▸ **Instruction**
The material below has pictures in it. Set down only the lines from the line containing "Generate a Python" through the line containing "y_ticks = [20, 30, 40, 50, 60, 70, 80]", word for word, and leave the pictures behind.
>> Start Data records
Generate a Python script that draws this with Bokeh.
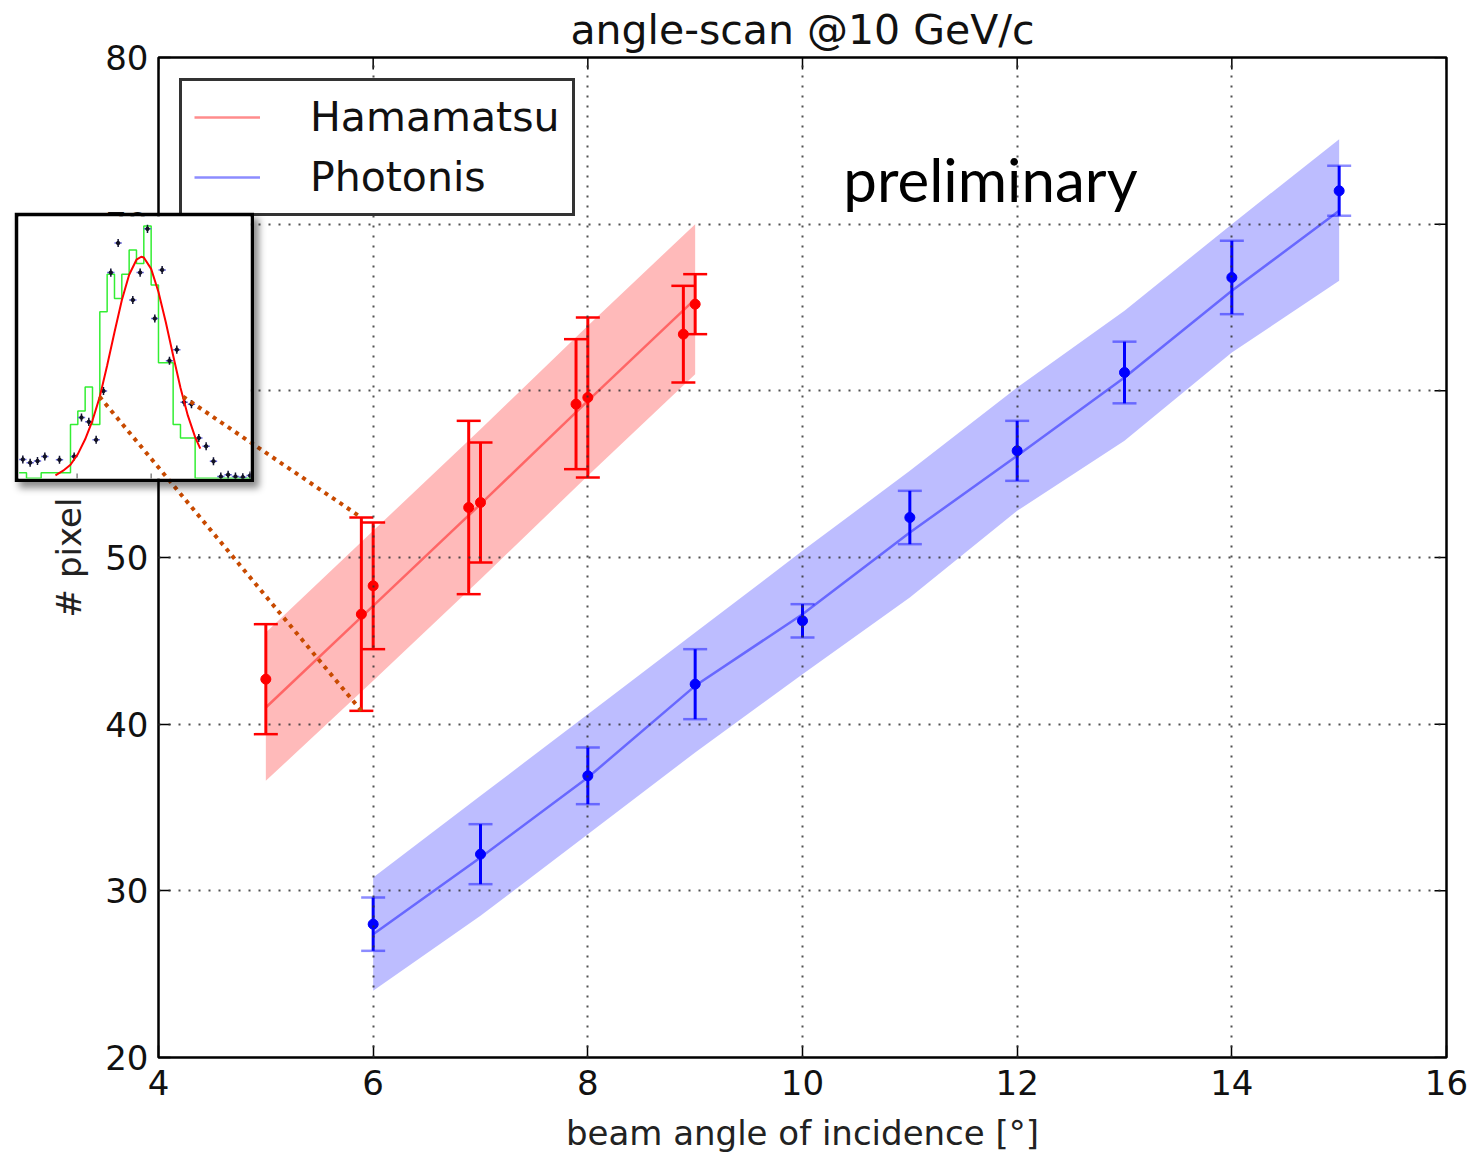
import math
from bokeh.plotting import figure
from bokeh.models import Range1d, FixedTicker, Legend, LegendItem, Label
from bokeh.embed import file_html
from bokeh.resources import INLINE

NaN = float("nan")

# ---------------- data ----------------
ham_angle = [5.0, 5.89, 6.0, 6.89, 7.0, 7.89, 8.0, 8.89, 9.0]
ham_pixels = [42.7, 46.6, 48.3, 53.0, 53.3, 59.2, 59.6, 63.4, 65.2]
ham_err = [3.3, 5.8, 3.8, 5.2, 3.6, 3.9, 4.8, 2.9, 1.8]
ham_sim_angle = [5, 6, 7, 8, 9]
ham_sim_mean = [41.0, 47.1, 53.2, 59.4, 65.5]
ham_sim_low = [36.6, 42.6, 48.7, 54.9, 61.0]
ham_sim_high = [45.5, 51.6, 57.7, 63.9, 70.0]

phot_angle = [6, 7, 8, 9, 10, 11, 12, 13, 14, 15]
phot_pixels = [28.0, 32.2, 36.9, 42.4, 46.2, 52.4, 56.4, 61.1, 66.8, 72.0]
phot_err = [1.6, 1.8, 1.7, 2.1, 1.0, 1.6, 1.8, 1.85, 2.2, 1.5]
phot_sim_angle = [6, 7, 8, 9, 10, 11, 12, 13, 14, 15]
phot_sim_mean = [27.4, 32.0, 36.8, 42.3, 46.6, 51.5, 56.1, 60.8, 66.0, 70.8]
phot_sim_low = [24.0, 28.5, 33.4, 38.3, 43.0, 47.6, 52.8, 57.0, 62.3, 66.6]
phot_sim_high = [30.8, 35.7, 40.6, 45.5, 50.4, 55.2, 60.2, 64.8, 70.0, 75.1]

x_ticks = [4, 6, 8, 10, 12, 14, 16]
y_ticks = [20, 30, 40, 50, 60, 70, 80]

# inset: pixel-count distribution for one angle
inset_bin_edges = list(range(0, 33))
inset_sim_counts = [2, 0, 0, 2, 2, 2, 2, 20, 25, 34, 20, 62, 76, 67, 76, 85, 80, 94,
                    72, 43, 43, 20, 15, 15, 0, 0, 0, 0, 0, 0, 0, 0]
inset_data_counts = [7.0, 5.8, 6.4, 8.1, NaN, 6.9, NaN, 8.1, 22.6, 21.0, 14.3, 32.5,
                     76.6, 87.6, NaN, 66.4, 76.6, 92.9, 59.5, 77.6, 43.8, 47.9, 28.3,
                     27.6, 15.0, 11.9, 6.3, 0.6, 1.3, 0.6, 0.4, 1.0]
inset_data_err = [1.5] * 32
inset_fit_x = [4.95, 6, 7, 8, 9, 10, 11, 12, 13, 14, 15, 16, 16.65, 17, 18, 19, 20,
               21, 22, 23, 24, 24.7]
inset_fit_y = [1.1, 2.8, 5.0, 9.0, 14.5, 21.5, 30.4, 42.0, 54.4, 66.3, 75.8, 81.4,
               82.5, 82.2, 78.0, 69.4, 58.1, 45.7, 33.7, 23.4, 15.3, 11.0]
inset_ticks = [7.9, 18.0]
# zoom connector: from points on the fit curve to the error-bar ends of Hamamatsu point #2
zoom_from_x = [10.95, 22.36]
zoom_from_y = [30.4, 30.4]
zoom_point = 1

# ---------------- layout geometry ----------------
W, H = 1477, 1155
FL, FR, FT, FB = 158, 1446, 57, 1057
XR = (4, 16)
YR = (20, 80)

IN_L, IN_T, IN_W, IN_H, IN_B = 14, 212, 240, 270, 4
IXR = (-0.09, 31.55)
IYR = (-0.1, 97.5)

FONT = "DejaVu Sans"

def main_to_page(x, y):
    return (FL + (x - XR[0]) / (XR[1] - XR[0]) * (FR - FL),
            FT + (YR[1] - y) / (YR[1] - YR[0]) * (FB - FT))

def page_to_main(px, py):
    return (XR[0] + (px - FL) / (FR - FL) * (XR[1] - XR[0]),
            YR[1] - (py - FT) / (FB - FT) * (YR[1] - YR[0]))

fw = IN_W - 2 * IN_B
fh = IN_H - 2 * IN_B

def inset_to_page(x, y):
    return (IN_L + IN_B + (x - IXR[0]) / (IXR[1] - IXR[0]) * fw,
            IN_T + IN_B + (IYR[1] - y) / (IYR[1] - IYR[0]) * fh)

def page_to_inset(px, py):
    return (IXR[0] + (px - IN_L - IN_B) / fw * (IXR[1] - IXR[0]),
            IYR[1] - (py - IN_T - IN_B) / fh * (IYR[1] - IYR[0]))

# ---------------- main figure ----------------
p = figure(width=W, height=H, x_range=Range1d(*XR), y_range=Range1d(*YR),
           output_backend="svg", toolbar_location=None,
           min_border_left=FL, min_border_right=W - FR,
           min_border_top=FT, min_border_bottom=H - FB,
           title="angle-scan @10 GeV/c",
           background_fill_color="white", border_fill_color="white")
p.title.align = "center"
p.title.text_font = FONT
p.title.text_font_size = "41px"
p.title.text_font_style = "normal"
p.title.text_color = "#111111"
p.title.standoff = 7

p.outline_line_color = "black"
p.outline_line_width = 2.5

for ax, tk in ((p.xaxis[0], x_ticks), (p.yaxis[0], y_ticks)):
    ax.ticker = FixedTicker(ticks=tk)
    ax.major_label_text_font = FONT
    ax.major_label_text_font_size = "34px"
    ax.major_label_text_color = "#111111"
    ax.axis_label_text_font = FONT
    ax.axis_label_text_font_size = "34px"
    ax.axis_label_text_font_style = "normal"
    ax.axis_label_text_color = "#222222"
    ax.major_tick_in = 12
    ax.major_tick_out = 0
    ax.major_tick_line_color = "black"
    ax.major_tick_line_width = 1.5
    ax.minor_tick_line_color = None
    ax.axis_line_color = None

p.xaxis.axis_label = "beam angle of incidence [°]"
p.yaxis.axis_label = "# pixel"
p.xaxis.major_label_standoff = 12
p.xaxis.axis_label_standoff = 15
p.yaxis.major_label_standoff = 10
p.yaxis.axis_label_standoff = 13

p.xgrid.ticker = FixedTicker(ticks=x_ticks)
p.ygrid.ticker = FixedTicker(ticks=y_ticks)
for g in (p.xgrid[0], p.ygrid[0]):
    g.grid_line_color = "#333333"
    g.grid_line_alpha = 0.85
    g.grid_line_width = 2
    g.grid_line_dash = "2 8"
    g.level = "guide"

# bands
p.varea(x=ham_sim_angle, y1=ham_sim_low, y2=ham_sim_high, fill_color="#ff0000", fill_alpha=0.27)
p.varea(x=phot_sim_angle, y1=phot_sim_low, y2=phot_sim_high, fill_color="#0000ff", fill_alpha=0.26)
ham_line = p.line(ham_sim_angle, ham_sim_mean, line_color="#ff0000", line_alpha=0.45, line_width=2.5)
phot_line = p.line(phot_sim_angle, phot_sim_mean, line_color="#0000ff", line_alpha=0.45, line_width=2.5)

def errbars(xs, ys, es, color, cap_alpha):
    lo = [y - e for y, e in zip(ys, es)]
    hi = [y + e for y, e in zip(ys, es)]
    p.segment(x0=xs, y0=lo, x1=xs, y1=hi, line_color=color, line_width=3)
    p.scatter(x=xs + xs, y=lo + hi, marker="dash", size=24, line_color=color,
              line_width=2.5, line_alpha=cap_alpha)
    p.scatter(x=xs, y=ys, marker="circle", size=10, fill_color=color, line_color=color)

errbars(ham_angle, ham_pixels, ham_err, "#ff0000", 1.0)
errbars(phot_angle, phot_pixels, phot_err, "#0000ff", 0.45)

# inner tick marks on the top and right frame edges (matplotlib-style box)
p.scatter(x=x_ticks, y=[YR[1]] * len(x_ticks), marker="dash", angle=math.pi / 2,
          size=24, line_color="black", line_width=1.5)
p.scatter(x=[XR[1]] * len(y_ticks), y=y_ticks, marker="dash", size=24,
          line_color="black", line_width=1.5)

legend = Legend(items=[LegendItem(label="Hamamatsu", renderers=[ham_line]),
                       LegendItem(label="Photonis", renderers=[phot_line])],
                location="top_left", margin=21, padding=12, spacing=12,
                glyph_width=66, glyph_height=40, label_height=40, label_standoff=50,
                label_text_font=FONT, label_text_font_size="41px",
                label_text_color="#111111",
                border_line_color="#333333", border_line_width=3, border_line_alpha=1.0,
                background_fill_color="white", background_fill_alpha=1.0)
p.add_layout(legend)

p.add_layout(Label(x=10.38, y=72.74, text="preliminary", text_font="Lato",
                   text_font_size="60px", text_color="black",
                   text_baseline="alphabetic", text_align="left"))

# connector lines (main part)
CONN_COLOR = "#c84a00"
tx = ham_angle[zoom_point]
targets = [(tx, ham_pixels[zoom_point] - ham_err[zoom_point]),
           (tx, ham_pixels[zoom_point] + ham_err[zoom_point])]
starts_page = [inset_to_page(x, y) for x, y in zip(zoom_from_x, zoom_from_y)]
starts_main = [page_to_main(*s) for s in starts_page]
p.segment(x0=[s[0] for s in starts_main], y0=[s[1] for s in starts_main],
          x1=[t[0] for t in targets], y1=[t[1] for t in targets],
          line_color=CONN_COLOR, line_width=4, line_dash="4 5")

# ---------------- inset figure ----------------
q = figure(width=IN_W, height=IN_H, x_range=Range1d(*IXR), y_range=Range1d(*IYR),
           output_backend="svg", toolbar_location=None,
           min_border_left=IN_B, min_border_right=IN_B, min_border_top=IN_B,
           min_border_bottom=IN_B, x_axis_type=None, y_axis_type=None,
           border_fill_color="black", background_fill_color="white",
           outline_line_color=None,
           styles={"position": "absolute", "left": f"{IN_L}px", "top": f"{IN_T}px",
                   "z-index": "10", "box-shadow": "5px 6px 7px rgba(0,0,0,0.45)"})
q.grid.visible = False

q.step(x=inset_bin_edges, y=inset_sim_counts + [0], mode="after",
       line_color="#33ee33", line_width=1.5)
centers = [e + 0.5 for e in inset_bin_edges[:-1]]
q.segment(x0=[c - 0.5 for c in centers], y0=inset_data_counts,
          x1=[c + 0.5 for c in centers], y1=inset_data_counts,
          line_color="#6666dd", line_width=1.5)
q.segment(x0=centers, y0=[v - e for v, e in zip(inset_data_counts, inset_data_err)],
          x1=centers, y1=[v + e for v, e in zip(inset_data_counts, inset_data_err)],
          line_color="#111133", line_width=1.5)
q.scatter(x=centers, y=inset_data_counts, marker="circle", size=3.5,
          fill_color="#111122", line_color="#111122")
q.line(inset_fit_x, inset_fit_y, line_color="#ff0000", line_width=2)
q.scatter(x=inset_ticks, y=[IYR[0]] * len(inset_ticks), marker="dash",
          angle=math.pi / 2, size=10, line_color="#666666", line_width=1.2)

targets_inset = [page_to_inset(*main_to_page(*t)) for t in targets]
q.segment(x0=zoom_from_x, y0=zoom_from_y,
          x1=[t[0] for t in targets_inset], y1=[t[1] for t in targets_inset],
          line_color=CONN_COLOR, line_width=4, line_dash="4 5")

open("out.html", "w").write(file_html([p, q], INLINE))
>> End Data records
>> Start Data records
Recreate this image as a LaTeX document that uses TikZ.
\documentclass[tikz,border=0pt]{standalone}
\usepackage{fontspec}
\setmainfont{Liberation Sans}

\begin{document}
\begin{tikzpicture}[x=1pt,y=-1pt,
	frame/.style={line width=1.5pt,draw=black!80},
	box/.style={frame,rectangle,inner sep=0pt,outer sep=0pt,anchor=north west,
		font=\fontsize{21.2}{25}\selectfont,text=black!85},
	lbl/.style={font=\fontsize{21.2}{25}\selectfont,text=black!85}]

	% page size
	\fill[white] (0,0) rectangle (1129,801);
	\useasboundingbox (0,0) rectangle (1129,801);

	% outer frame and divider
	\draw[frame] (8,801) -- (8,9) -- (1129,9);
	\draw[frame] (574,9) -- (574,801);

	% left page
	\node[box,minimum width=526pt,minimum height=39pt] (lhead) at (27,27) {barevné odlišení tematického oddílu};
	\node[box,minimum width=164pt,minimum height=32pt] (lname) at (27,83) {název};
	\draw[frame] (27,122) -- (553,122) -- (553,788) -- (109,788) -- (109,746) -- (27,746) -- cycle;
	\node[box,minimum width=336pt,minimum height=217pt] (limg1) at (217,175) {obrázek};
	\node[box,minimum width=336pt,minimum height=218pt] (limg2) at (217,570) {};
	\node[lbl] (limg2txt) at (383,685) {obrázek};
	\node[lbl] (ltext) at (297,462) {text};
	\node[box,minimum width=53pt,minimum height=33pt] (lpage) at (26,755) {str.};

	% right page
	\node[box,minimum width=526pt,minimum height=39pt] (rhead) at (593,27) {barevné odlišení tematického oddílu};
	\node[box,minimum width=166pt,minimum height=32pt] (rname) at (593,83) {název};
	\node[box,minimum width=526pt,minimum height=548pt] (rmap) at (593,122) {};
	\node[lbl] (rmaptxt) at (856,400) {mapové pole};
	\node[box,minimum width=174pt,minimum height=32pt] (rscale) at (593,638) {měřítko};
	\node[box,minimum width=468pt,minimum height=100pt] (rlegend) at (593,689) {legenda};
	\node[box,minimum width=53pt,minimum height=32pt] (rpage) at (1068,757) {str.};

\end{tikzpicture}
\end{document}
>> End Data records
>> Start Data records
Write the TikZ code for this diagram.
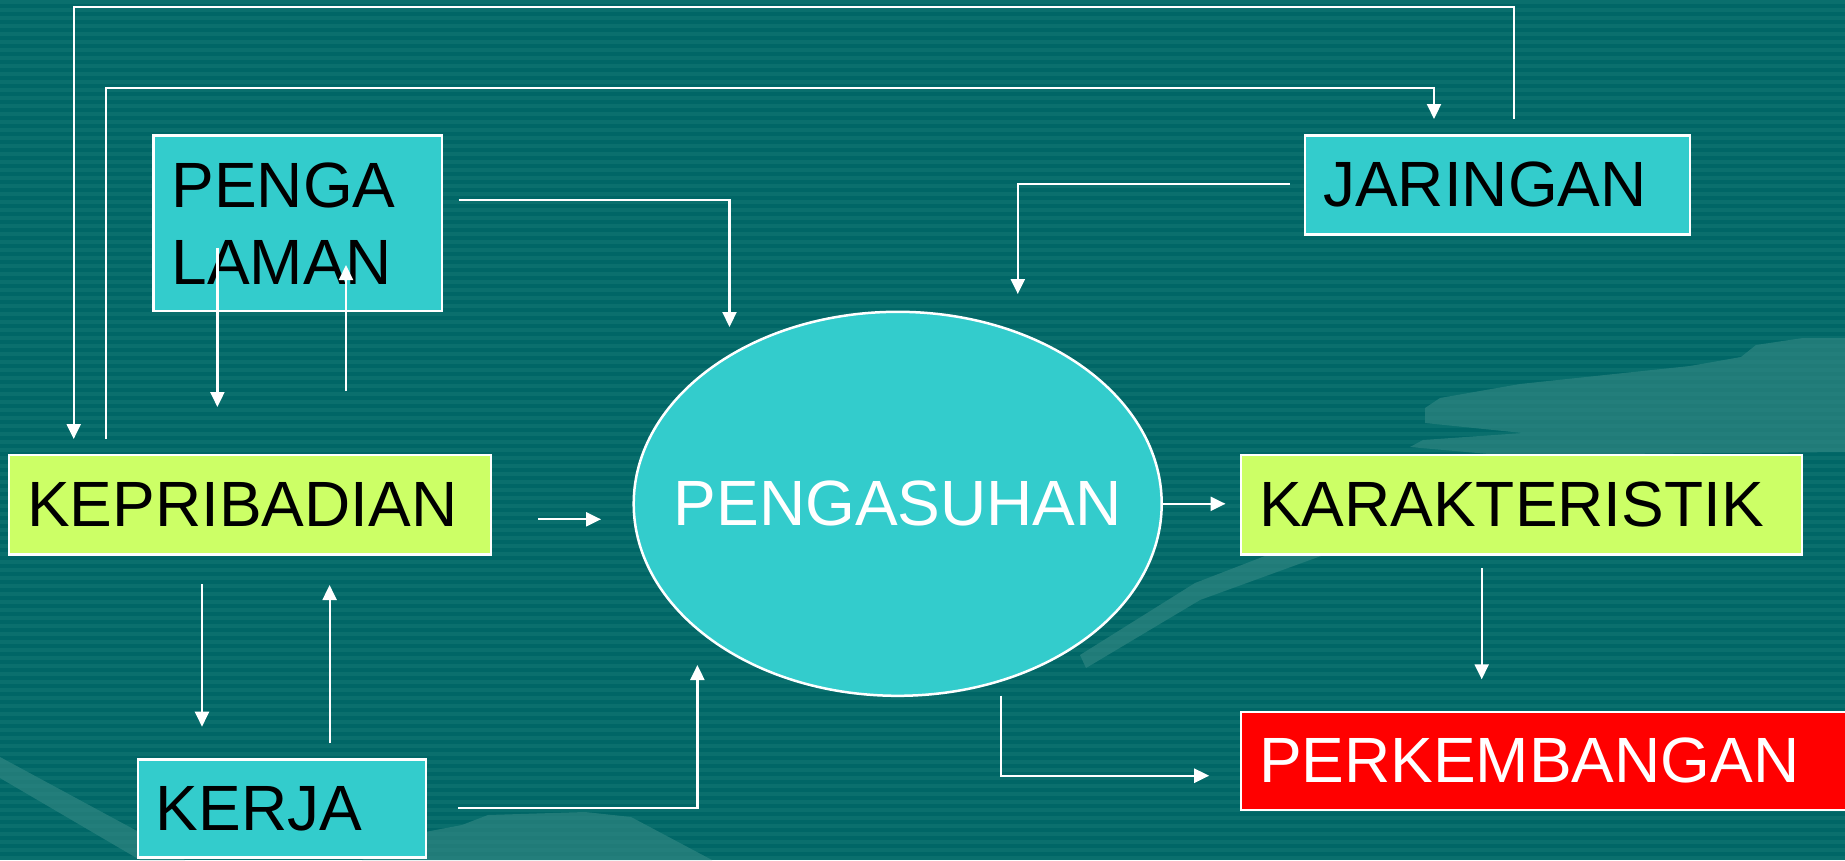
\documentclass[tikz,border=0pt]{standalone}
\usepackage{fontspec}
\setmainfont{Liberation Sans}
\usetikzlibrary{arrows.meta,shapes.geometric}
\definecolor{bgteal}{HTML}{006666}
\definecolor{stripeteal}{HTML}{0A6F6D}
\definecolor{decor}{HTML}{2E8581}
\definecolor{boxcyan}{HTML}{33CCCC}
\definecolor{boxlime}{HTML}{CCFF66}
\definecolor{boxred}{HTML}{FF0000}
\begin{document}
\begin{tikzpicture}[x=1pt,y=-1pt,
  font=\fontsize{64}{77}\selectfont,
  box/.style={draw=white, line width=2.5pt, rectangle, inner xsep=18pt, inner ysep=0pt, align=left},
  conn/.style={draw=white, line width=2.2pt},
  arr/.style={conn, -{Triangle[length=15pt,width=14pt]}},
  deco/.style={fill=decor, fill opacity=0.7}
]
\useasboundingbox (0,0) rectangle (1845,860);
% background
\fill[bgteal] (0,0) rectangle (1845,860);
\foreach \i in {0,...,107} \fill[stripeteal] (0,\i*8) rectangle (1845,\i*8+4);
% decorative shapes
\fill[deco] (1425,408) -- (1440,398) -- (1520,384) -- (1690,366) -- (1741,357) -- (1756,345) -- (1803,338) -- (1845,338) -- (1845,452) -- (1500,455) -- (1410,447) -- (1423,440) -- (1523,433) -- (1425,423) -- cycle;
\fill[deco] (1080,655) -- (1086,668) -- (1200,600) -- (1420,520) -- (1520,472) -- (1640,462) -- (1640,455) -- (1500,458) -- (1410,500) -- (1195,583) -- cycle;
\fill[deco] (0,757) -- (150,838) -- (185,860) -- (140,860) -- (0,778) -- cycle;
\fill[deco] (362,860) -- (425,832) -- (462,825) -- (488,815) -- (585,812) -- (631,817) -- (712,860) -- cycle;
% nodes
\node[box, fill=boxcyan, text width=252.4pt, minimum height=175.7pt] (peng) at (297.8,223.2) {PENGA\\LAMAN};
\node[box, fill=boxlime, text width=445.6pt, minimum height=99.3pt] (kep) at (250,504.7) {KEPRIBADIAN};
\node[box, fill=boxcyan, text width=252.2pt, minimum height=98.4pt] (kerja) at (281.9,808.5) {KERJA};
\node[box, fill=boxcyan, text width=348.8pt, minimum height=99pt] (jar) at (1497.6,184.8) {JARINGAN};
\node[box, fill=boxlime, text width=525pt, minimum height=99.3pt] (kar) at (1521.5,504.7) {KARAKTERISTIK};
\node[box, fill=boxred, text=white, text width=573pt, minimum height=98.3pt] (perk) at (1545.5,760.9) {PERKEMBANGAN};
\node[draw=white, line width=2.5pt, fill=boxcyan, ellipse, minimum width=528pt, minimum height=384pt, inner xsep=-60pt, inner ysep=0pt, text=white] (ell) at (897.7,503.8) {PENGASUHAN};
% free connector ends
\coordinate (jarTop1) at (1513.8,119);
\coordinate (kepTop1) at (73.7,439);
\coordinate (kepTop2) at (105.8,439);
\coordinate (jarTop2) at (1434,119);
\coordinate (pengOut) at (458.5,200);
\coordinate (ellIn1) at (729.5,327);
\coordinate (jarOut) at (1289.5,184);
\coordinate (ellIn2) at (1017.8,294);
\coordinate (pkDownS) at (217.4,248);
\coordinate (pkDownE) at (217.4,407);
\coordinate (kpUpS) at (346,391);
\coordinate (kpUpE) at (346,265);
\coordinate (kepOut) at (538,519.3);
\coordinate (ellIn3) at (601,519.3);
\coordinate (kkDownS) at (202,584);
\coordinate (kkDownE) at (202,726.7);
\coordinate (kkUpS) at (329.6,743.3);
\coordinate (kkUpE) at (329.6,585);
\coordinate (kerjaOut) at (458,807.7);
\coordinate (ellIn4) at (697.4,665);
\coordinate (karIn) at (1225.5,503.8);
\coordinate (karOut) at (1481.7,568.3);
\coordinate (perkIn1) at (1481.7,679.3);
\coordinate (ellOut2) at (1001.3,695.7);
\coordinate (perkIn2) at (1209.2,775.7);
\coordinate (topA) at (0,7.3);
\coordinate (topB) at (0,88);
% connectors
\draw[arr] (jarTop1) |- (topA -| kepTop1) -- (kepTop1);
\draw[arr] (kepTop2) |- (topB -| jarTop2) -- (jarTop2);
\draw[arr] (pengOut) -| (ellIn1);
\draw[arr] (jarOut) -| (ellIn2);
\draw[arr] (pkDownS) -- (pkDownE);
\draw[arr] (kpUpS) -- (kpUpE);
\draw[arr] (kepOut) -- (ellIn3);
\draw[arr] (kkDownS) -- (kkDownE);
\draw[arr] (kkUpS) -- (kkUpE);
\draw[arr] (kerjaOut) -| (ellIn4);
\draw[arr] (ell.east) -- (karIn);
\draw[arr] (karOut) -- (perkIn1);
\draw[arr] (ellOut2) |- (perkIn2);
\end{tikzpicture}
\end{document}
>> End Data records
▸ **Response**
Generate a Python script that draws this with Bokeh.
import math
from bokeh.plotting import figure
from bokeh.models import Range1d, FixedTicker, Legend, LegendItem, Label
from bokeh.embed import file_html
from bokeh.resources import INLINE

NaN = float("nan")

# ---------------- data ----------------
ham_angle = [5.0, 5.89, 6.0, 6.89, 7.0, 7.89, 8.0, 8.89, 9.0]
ham_pixels = [42.7, 46.6, 48.3, 53.0, 53.3, 59.2, 59.6, 63.4, 65.2]
ham_err = [3.3, 5.8, 3.8, 5.2, 3.6, 3.9, 4.8, 2.9, 1.8]
ham_sim_angle = [5, 6, 7, 8, 9]
ham_sim_mean = [41.0, 47.1, 53.2, 59.4, 65.5]
ham_sim_low = [36.6, 42.6, 48.7, 54.9, 61.0]
ham_sim_high = [45.5, 51.6, 57.7, 63.9, 70.0]

phot_angle = [6, 7, 8, 9, 10, 11, 12, 13, 14, 15]
phot_pixels = [28.0, 32.2, 36.9, 42.4, 46.2, 52.4, 56.4, 61.1, 66.8, 72.0]
phot_err = [1.6, 1.8, 1.7, 2.1, 1.0, 1.6, 1.8, 1.85, 2.2, 1.5]
phot_sim_angle = [6, 7, 8, 9, 10, 11, 12, 13, 14, 15]
phot_sim_mean = [27.4, 32.0, 36.8, 42.3, 46.6, 51.5, 56.1, 60.8, 66.0, 70.8]
phot_sim_low = [24.0, 28.5, 33.4, 38.3, 43.0, 47.6, 52.8, 57.0, 62.3, 66.6]
phot_sim_high = [30.8, 35.7, 40.6, 45.5, 50.4, 55.2, 60.2, 64.8, 70.0, 75.1]

x_ticks = [4, 6, 8, 10, 12, 14, 16]
y_ticks = [20, 30, 40, 50, 60, 70, 80]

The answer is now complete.